Expensive "safe" areas (York, Harrogate):
- You are betting heavily on capital growth. If prices flatten (as York has in 2024-25) your 4-5% gross yield is thin at current interest rates.
- Great for long-term, low-touch holdings, less attractive if you need cashflow today.
Regeneration hype:
- Leeds South Bank, Heart of the City and City Village are real and funded, but not every street in LS11 or BD1 will become the next "Northern Quarter."
- You buy on current rents and proven demand and treat regeneration as upside.
What forums get wrong about Yorkshire
"Bradford/Hull are 12% yield goldmines with no downside."
Yes, West Yorkshire analysis shows BD1/BD3 yields at 8-12%, and Hull/Doncaster at 7-9%. That is because prices are low and tenant risk is higher. You cannot treat those yields as equivalent to a 6% yield in LS6 or York.

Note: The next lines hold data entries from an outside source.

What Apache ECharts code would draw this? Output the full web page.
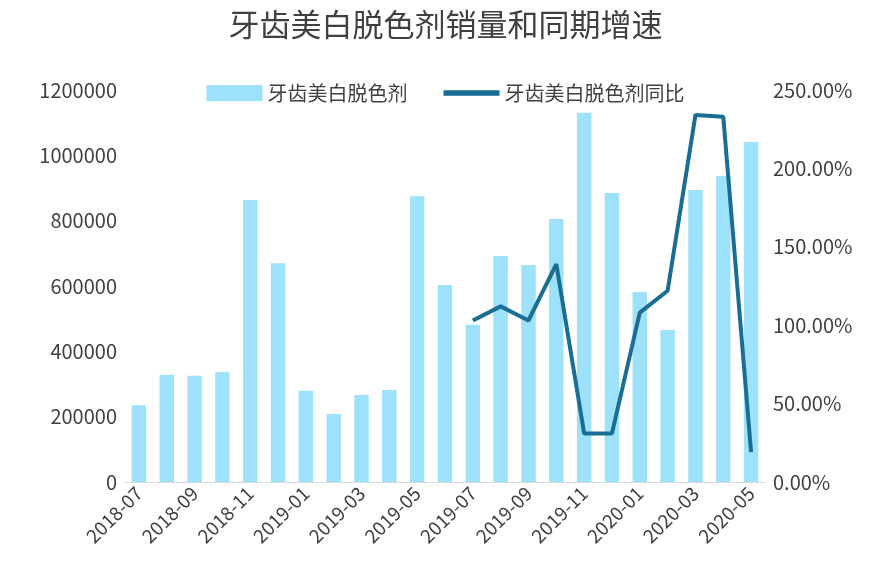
<!DOCTYPE html>
<html><head><meta charset="utf-8">
<script src="https://cdn.jsdelivr.net/npm/echarts@6/dist/echarts.min.js"></script>
<style>html,body{margin:0;padding:0;background:#fff}#chart1{width:891px;height:584px}</style>
</head><body>
<div id="chart1"></div>
<script>
var months = ['2018-07','2018-08','2018-09','2018-10','2018-11','2018-12','2019-01','2019-02','2019-03','2019-04','2019-05','2019-06','2019-07','2019-08','2019-09','2019-10','2019-11','2019-12','2020-01','2020-02','2020-03','2020-04','2020-05']
var sales = [235000,328000,325000,337000,863000,670000,279000,208000,266000,282000,875000,603000,481000,692000,664000,805000,1130000,885000,582000,465000,894000,937000,1041000]
var yoy = [null,null,null,null,null,null,null,null,null,null,null,null,103,112,103,139,31,31,108,122,234,233,19]

var font = 'Noto Sans CJK SC'
var myChart = echarts.init(document.getElementById('chart1'))
myChart.setOption({
    animation: false,
    textStyle: { fontFamily: font },
    title: {
        text: '牙齿美白脱色剂销量和同期增速',
        left: 'center', top: 4,
        textStyle: { fontSize: 31, fontWeight: 'normal', color: '#404040', fontFamily: font }
    },
    legend: {
        top: 78, left: 'center', itemGap: 36,
        textStyle: { fontSize: 20, color: '#404040' },
        data: [
            { name: '牙齿美白脱色剂', icon: 'rect' },
            { name: '牙齿美白脱色剂同比', icon: 'path://M0,0H60V6H0Z' }
        ],
        itemWidth: 56, itemHeight: 16
    },
    grid: { left: 125, right: 126, top: 90, bottom: 102 },
    xAxis: {
        type: 'category', data: months,
        axisTick: { show: false },
        axisLine: { lineStyle: { color: '#d9d9d9' } },
        axisLabel: { interval: 1, rotate: 45, color: '#404040', fontSize: 19 }
    },
    yAxis: [{
        type: 'value', min: 0, max: 1200000, interval: 200000,
        splitLine: { show: false },
        axisLabel: { color: '#404040', fontSize: 20, formatter: function (v) { return String(v) } }
    }, {
        type: 'value', min: 0, max: 250, interval: 50,
        splitLine: { show: false },
        axisLabel: { color: '#404040', fontSize: 20, formatter: function (v) { return v.toFixed(2) + '%' } }
    }],
    series: [{
        name: '牙齿美白脱色剂', type: 'bar', barWidth: '52%',
        itemStyle: { color: '#9ee1fb' },
        data: sales
    }, {
        name: '牙齿美白脱色剂同比', type: 'line', yAxisIndex: 1,
        symbol: 'none', lineStyle: { color: '#1a6e93', width: 4 },
        itemStyle: { color: '#1a6e93' },
        data: yoy
    }]
})
</script>
</body></html>
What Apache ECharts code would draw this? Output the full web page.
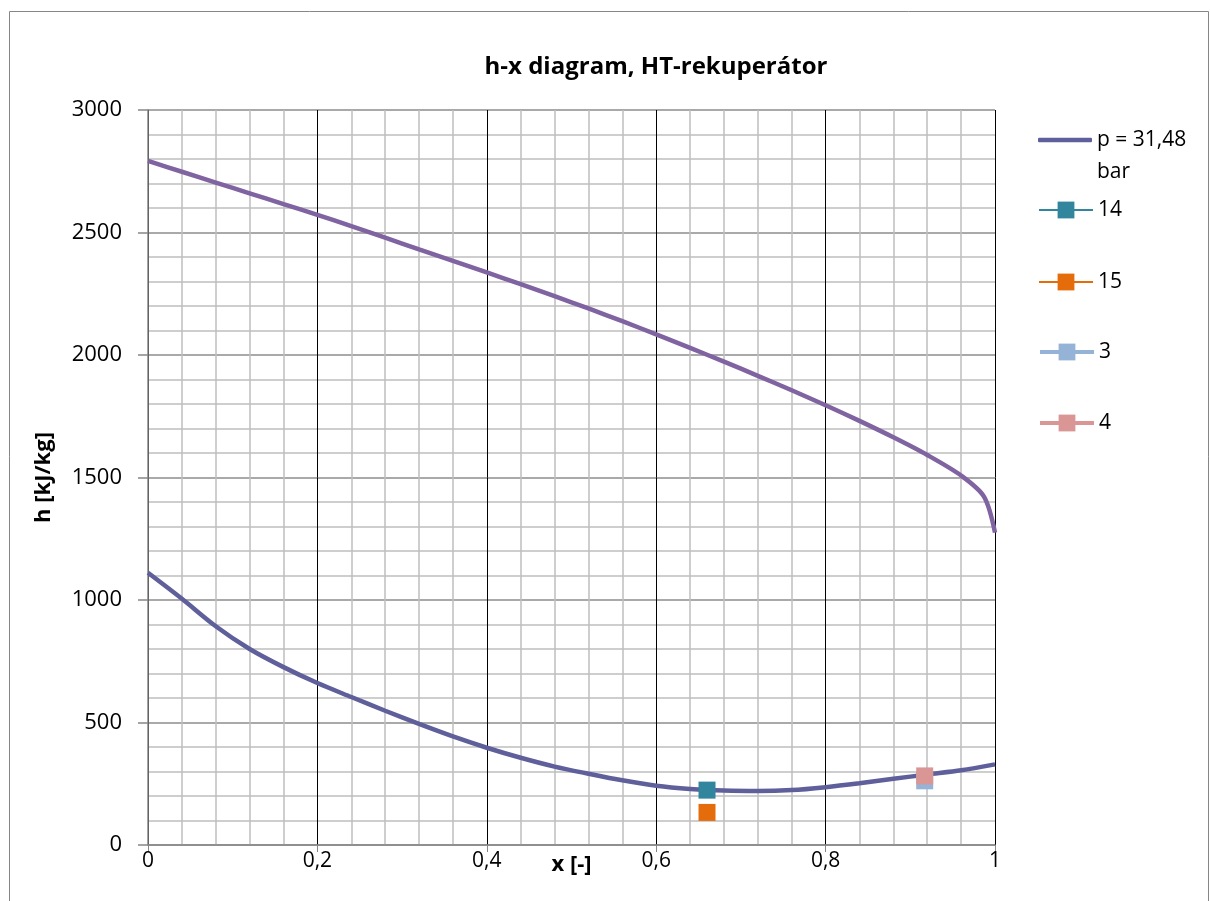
<!DOCTYPE html>
<html><head><meta charset="utf-8">
<script src="https://cdn.jsdelivr.net/npm/echarts@6/dist/echarts.min.js"></script>
<style>html,body{margin:0;padding:0;background:#fff}#c{width:1210px;height:901px}</style>
</head><body><div id="c"></div>
<script>
// ---- data ----
const titleText = 'h-x diagram, HT-rekuperátor';
const xAxisName = 'x [-]';
const yAxisName = 'h [kJ/kg]';
const curveName = 'p = 31,48 bar';
const curveLegendLines = ['p = 31,48', 'bar'];

const vaporX = [0, 0.04, 0.08, 0.12, 0.16, 0.2, 0.24, 0.28, 0.32, 0.36, 0.4, 0.44, 0.48, 0.52, 0.56, 0.6, 0.64, 0.68, 0.72, 0.76, 0.8, 0.84, 0.88, 0.92, 0.96, 0.987, 1];
const vaporH = [2792, 2748, 2704, 2660, 2616, 2572, 2526, 2479, 2431, 2384, 2337, 2289, 2240, 2190, 2138, 2084, 2029, 1973, 1915, 1856, 1795, 1731, 1664, 1592, 1508, 1422, 1275];

const liquidX = [0, 0.04, 0.08, 0.12, 0.16, 0.2, 0.24, 0.28, 0.32, 0.36, 0.4, 0.44, 0.48, 0.52, 0.56, 0.6, 0.64, 0.68, 0.72, 0.76, 0.8, 0.84, 0.88, 0.92, 0.96, 1];
const liquidH = [1111, 1005, 893, 800, 726, 661, 604, 548, 494, 443, 397, 356, 320, 291, 264, 242, 229, 222, 220, 224, 236, 252, 270, 288, 305, 329];

const pointNames = ['14', '15', '3', '4'];
const pointX = [0.660, 0.660, 0.917, 0.917];
const pointH = [224, 133, 262, 282];

// ---- styles ----
const FONT = '"Open Sans", "Liberation Sans", sans-serif';
const pointColors = ['#31859C', '#E46C0A', '#95B3D7', '#D99694'];
const pointLineW = [2, 2, 4, 4];
const legendCenters = [135, 209, 281, 351, 422];

const zip = (xs, ys) => xs.map((x, i) => [x, ys[i]]);

const series = [
  { name: curveName, type: 'line', data: zip(liquidX, liquidH), symbol: 'none', smooth: 0.3,
    lineStyle: { color: '#5F5F9B', width: 4.5 }, itemStyle: { color: '#5F5F9B' }, z: 3 },
  { name: 'vapor', type: 'line', data: zip(vaporX, vaporH), symbol: 'none', smooth: 0.3,
    lineStyle: { color: '#8064A2', width: 4.5 }, itemStyle: { color: '#8064A2' }, z: 3 }
];
pointNames.forEach((n, i) => {
  series.push({ name: n, type: 'line', data: [[pointX[i], pointH[i]]], symbol: 'rect', symbolSize: 17,
    showSymbol: true, lineStyle: { color: pointColors[i], width: pointLineW[i] },
    itemStyle: { color: pointColors[i] }, z: 4 });
});

const legends = [{
  left: 1033, top: legendCenters[0] - 48, orient: 'vertical',
  data: [{ name: curveName, icon: 'roundRect' }], itemWidth: 54, itemHeight: 4.5,
  formatter: () => '\n' + curveLegendLines.join('\n'),
  textStyle: { fontFamily: FONT, fontSize: 21, color: '#000', lineHeight: 32 }
}];
pointNames.forEach((n, i) => {
  legends.push({
    left: 1033, top: legendCenters[i + 1] - 16, orient: 'vertical',
    data: [n], itemWidth: 54, itemHeight: 21,
    lineStyle: { width: pointLineW[i] },
    textStyle: { fontFamily: FONT, fontSize: 21, color: '#000', lineHeight: 24 }
  });
});

const option = {
  animation: false,
  backgroundColor: '#fff',
  title: { text: titleText, left: 651, top: 50, textAlign: 'center',
    textStyle: { fontFamily: FONT, fontSize: 24, fontWeight: 'bold', color: '#000' } },
  legend: legends,
  grid: { left: 148, right: 215, top: 110, bottom: 56, containLabel: false },
  xAxis: {
    type: 'value', min: 0, max: 1, interval: 0.2,
    name: xAxisName, nameLocation: 'middle', nameGap: 9, nameMoveOverlap: false,
    nameTextStyle: { fontFamily: FONT, fontSize: 22, fontWeight: 'bold', color: '#000' },
    axisLine: { show: true, lineStyle: { color: '#868686', width: 1.5 } },
    axisTick: { show: true, length: 7, lineStyle: { color: '#868686' } },
    axisLabel: { margin: 6, fontFamily: FONT, fontSize: 21, color: '#000',
      formatter: v => String(+v.toFixed(2)).replace('.', ',') },
    splitLine: { show: true, lineStyle: { color: '#000', width: 1 } },
    minorTick: { show: false, splitNumber: 5 },
    minorSplitLine: { show: true, lineStyle: { color: '#BFBFBF', width: 1.5 } }
  },
  yAxis: {
    type: 'value', min: 0, max: 3000, interval: 500,
    name: yAxisName, nameLocation: 'middle', nameGap: 93, nameRotate: 90, nameMoveOverlap: false,
    nameTextStyle: { fontFamily: FONT, fontSize: 22, fontWeight: 'bold', color: '#000' },
    axisLine: { show: true, lineStyle: { color: '#868686', width: 1.5 } },
    axisTick: { show: true, length: 10, lineStyle: { color: '#868686', width: 1.5 } },
    axisLabel: { margin: 26, fontFamily: FONT, fontSize: 22, color: '#000',
      formatter: v => String(v) },
    splitLine: { show: true, lineStyle: { color: '#8C8C8C', width: 1.5 } },
    minorTick: { show: false, splitNumber: 5 },
    minorSplitLine: { show: true, lineStyle: { color: '#BFBFBF', width: 1.5 } }
  },
  graphic: [{ type: 'rect', shape: { x: 9.5, y: 11.5, width: 1199, height: 920 }, silent: true,
    style: { fill: 'none', stroke: '#868686', lineWidth: 1 }, z: -10 }],
  series: series
};

const chart = echarts.init(document.getElementById('c'), null, { renderer: 'canvas' });
chart.setOption(option);
</script>
</body></html>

"Leeds is now too expensive to invest."
Data says otherwise: yields of 5.5-7.8% across Leeds and 7.5-8.8% in LS3/LS4/LS6 HMOs are still there as of late 2025. You just have to work harder and accept stronger competition.
"York and Harrogate are pointless, yields are rubbish."
ONS shows York's rent at ~GBP 1,170/month and average price ~GBP 307k, giving ~4.6% gross. For some investors that is ideal: low voids, strong tenant covenants, and solid long-term demand.
"Regeneration = guaranteed capital growth."
Leeds South Bank, One City Park and Heart of the City are serious schemes, but not all stock nearby will outperform. You still check micro-location, block quality and tenant base.
"All of Yorkshire is either cheap or posh."
In reality you have at least three markets:
- High-yield cheap (Bradford, Hull, Doncaster inner).
- Balanced growth + yield (Leeds inner, Sheffield, Huddersfield, Wakefield).
- Prime low-yield (York, Harrogate, Harrogate-adjacent villages).
Turning this into an actual decision
Use realistic gross yield bands:
- 5-6% for York/Harrogate and prime Leeds/Sheffield.
- 6-7.5% for Leeds inner, Sheffield, Huddersfield, Wakefield.
- 7-10%+ for Bradford, Hull, Doncaster and some HMOs.
Build in:
- 10-12% of rent for management.
- GBP 700-900/year for maintenance/compliance.
- 2 weeks void in core cities, 3-4 weeks in rougher high-yield stock.
Stress-test:
- Interest 1% higher than today.
- Rents 5-10% below agent brochure claims.
Then decide where you want to sit on the spectrum between Bradford-style cashflow and York-style safety, and check numbers with your accountant before you commit.